▸ **Task instructions**
Retype, please, the listing from its opening line through the line that contains "95, 60, 31];", both included, without the pictures.

--- Begin Given information ---

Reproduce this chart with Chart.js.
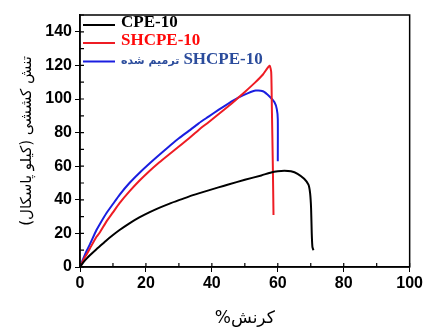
<!DOCTYPE html>
<html>
<head>
<meta charset="utf-8">
<script src="https://cdn.jsdelivr.net/npm/chart.js@4/dist/chart.umd.min.js"></script>
<style>
  html, body { margin: 0; padding: 0; background: #fff; }
  #wrap { width: 425px; height: 331px; position: relative; }
</style>
</head>
<body>
<div id="wrap"><canvas id="myChart"></canvas></div>
<script>
// data: strain (%) vs tensile stress (kPa)
const cpeX = [0, 1, 2, 3, 5, 6, 8, 10, 12, 15, 18, 21, 24, 27, 30, 33, 36, 39, 42, 45, 50, 55, 58, 60, 62, 64, 66, 68, 69.3, 69.8, 70.1, 70.3, 70.5, 70.8];
const cpeY = [0, 2.8, 5, 7, 10.6, 12.3, 15.8, 19, 22, 26, 29.5, 32.5, 35.2, 37.6, 39.8, 41.9, 43.8, 45.6, 47.4, 49.1, 51.9, 54.5, 56.3, 57, 57.3, 57, 55.5, 52.5, 49, 44, 35, 20, 12, 10];

const shX = [0, 1, 2, 3, 5, 6, 8, 10, 12, 15, 18, 21, 24, 27, 30, 33, 36, 39, 42, 45, 47, 50, 53, 55.5, 57.5, 58, 58.2, 58.5, 58.7];
const shY = [0, 4, 7.5, 11, 18, 20.5, 27, 32.5, 38, 45, 51.3, 57, 62.2, 67, 71.7, 76.5, 81.6, 86.2, 90.9, 95.7, 99, 104.2, 109.6, 114.6, 119.8, 116, 95, 60, 31];

const healX = [0, 1, 2, 3, 5, 6, 8, 10, 12, 15, 18, 21, 24, 27, 30, 33, 36, 39, 42, 45, 48, 51, 53.3, 55.5, 57.5, 59, 59.7, 60, 60];
const healY = [0, 5, 9.5, 13.5, 22, 25.5, 32, 37.5, 43, 50, 56, 61.5, 66.7, 71.7, 76.6, 81, 85.5, 89.5, 93.5, 97.3, 100.8, 103.5, 105, 104.6, 101.5, 98, 94, 88, 63];

const seriesNames = ['CPE-10', 'SHCPE-10', 'SHCPE-10 ترمیم شده'];
const lineColors = ['#000000', '#ee1c24', '#1a1ee0'];
const textColors = ['#000000', '#ff0a0a', '#2b4c9c'];

const xTitle = '%کرنش';
const yTitle = 'تنش کششی (کیلو پاسکال)';

function toPoints(xs, ys) {
    return xs.map((x, i) => ({x: x, y: ys[i]}));
}

// inner ticks, frame and in-plot legend
const extras = {
    id: 'extras',
    afterDraw(chart) {
        const ctx = chart.ctx;
        const a = chart.chartArea;
        const xs = chart.scales.x, ys = chart.scales.y;
        ctx.save();
        ctx.strokeStyle = '#000';
        ctx.lineWidth = 1.5;
        ctx.strokeRect(a.left, a.top, a.right - a.left, a.bottom - a.top);
        ctx.lineWidth = 1.2;
        ctx.beginPath();
        xs.ticks.forEach(t => {
            const px = xs.getPixelForValue(t.value);
            ctx.moveTo(px, a.bottom);
            ctx.lineTo(px, a.bottom - 4);
        });
        ys.ticks.forEach(t => {
            const py = ys.getPixelForValue(t.value);
            ctx.moveTo(a.left, py);
            ctx.lineTo(a.left + 4, py);
        });
        ctx.stroke();

        // legend
        const rows = [25, 43, 61.5];
        chart.data.datasets.forEach((ds, i) => {
            const y = rows[i];
            ctx.strokeStyle = ds.borderColor;
            ctx.lineWidth = 2;
            ctx.beginPath();
            ctx.moveTo(a.left + 3, y);
            ctx.lineTo(a.left + 35, y);
            ctx.stroke();
            ctx.fillStyle = textColors[i];
            ctx.textBaseline = 'middle';
            ctx.textAlign = 'left';
            const serif = "bold 17px 'Liberation Serif'";
            let x = a.left + 41;
            const sp = ds.label.indexOf(' ');
            if (sp > 0) {
                // latin name on the right, persian words on the left
                const latin = ds.label.slice(0, sp);
                const fa = ds.label.slice(sp + 1);
                ctx.font = "bold 11px 'DejaVu Sans'";
                ctx.fillText(fa, x, y);
                x += ctx.measureText(fa).width + 4;
                ctx.font = serif;
                ctx.fillText(latin, x, y - 2);
            } else {
                ctx.font = serif;
                ctx.fillText(ds.label, x, y - 2);
            }
        });
        ctx.restore();
    }
};

const config = {
    type: 'scatter',
    data: {
        datasets: [
            {label: seriesNames[0], data: toPoints(cpeX, cpeY), borderColor: lineColors[0]},
            {label: seriesNames[1], data: toPoints(shX, shY), borderColor: lineColors[1]},
            {label: seriesNames[2], data: toPoints(healX, healY), borderColor: lineColors[2]}
        ].map(d => Object.assign(d, {
            showLine: true, borderWidth: 2, pointRadius: 0, tension: 0.2, fill: false
        }))
    },
    options: {
        responsive: true,
        maintainAspectRatio: false,
        animation: false,
        layout: {padding: {top: 15, right: 13, left: 0, bottom: 0}},
        plugins: {legend: {display: false}, tooltip: {enabled: false}},
        scales: {
            x: {
                type: 'linear', min: 0, max: 100,
                afterFit(scale) { scale.height = 64; },
                grid: {
                    drawOnChartArea: false, tickLength: 5,
                    tickColor: c => (c.tick && c.tick.value % 20 === 0) ? '#000' : 'rgba(0,0,0,0)'
                },
                border: {color: '#000', width: 1.5},
                ticks: {
                    stepSize: 10, autoSkip: false, maxRotation: 0, padding: 2,
                    color: '#000',
                    font: {family: "'Liberation Sans', Arial", size: 16, weight: 'bold'},
                    callback: v => v % 20 === 0 ? v : ''
                },
                title: {
                    display: true, text: xTitle, color: '#000',
                    font: {family: "'DejaVu Sans'", size: 17},
                    padding: {top: 0, bottom: 2}
                }
            },
            y: {
                min: 0, max: 150,
                afterFit(scale) { scale.width = 80; },
                grid: {
                    drawOnChartArea: false, tickLength: 5,
                    tickColor: c => (c.tick && c.tick.value % 20 === 0) ? '#000' : 'rgba(0,0,0,0)'
                },
                border: {color: '#000', width: 1.5},
                ticks: {
                    stepSize: 10, autoSkip: false, padding: 3,
                    color: '#000',
                    font: {family: "'Liberation Sans', Arial", size: 16, weight: 'bold'},
                    callback: v => v % 20 === 0 ? v : ''
                },
                title: {
                    display: true, text: yTitle, color: '#000',
                    font: {family: "'DejaVu Sans'", size: 15},
                    padding: {top: 18, bottom: 0}
                }
            }
        }
    },
    plugins: [extras]
};

const myChart = new Chart(document.getElementById('myChart').getContext('2d'), config);
</script>
</body>
</html>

--- End Given information ---

▸ **Complete response**
Reproduce this chart with Chart.js.
<!DOCTYPE html>
<html>
<head>
<meta charset="utf-8">
<script src="https://cdn.jsdelivr.net/npm/chart.js@4/dist/chart.umd.min.js"></script>
<style>
  html, body { margin: 0; padding: 0; background: #fff; }
  #wrap { width: 425px; height: 331px; position: relative; }
</style>
</head>
<body>
<div id="wrap"><canvas id="myChart"></canvas></div>
<script>
// data: strain (%) vs tensile stress (kPa)
const cpeX = [0, 1, 2, 3, 5, 6, 8, 10, 12, 15, 18, 21, 24, 27, 30, 33, 36, 39, 42, 45, 50, 55, 58, 60, 62, 64, 66, 68, 69.3, 69.8, 70.1, 70.3, 70.5, 70.8];
const cpeY = [0, 2.8, 5, 7, 10.6, 12.3, 15.8, 19, 22, 26, 29.5, 32.5, 35.2, 37.6, 39.8, 41.9, 43.8, 45.6, 47.4, 49.1, 51.9, 54.5, 56.3, 57, 57.3, 57, 55.5, 52.5, 49, 44, 35, 20, 12, 10];

const shX = [0, 1, 2, 3, 5, 6, 8, 10, 12, 15, 18, 21, 24, 27, 30, 33, 36, 39, 42, 45, 47, 50, 53, 55.5, 57.5, 58, 58.2, 58.5, 58.7];
const shY = [0, 4, 7.5, 11, 18, 20.5, 27, 32.5, 38, 45, 51.3, 57, 62.2, 67, 71.7, 76.5, 81.6, 86.2, 90.9, 95.7, 99, 104.2, 109.6, 114.6, 119.8, 116, 95, 60, 31];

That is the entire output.